The latest look back at old classified advertisements features a 1952 Jaguar C-Type offered for sale in a 1962 issue of Road & Track for $3,500.
The Jaguar C-Type is a racing car built by Jaguar and sold from 1951 to 1953. Its aerodynamic body was designed by Malcolm Sayer, its lightweight, multi-tubular, triangulated frame designed by Bob Knight. A total of 52 were built. The “C” designation stood for Competition, there being no A- or B-Type Jaguars.
Mechanically, the C-Type used a modified running gear of the contemporary Jaguar XK120 sports car. The twin-cam, straight-6 engine was tuned to around 205 bhp rather than 160 to 180 bhp of the road car. The custom, tubular chassis and aluminum body-panels, along with the elimination of all creature-comforts, helped the car to shed nearly 1,000 lb compared to a comparable Jaguar road-car. The later C-Types were more powerful, using triple twin-choke Weber carburetors and high-lift camshaft. They were also lighter and carried better brakes, by means of all-round disc brakes.

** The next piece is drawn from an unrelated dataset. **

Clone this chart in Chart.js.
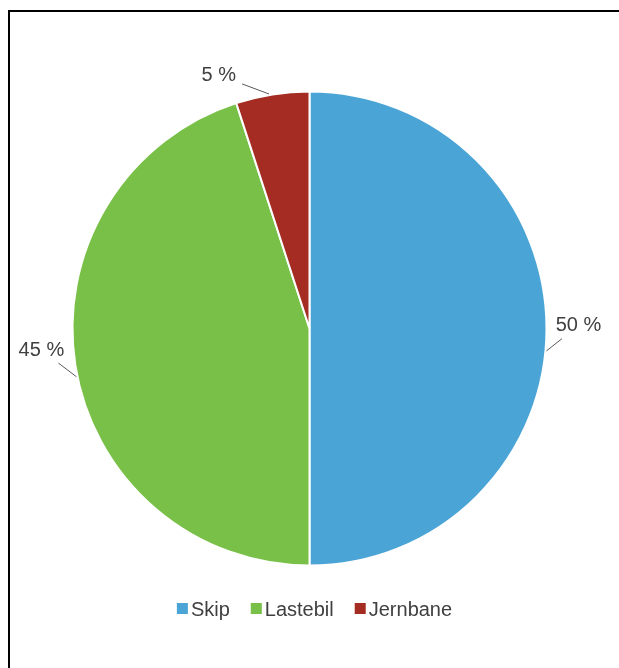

The Jaguar C-Type won the 24 Hours of Le Mans race at its first attempt in 1951, driven by Peter Walker and Peter Whitehead. Stirling Moss also drove one of the cars, but retired after running very strongly. In 1952, Jaguar, worried by reports of the speed of the Mercedes-Benz 300SL, modified the aerodynamics to increase the top speed. However, this necessitated a rearrangement of the car’s cooling system, and subsequently all three entries retired due to overheating. In 1953, the car won Le Mans again, in a lightened, more powerful configuration, driven by Duncan Hamilton and Tony Rolt. This victory marked the first time the race had been won at an average of over 100 mph (105.85 mph). In 1954, the C-Type’s final year at Le Mans, the Ecurie Francorchamps entry driven by Roger Laurent and Jacques Swaters finished in fourth place.
This particular Jaguar C-Type, believed to be chassis number XKC-013, had a brief racing history in the United States, but with no significant wins. It is advertised as being in “excellent condition” and the seller offers to trade up or down for a Mercedes 300SL Gullwing or a Lincoln Mark II Continental. Which one is up and which is down?
The Cars That Matter January – April 2009 price guide suggests a $2,800,000 – $4,500,000 price range for a Jaguar C-Type. If you bought the C-Type in 1962, then your investment would have returned approximately 16% over 45 years.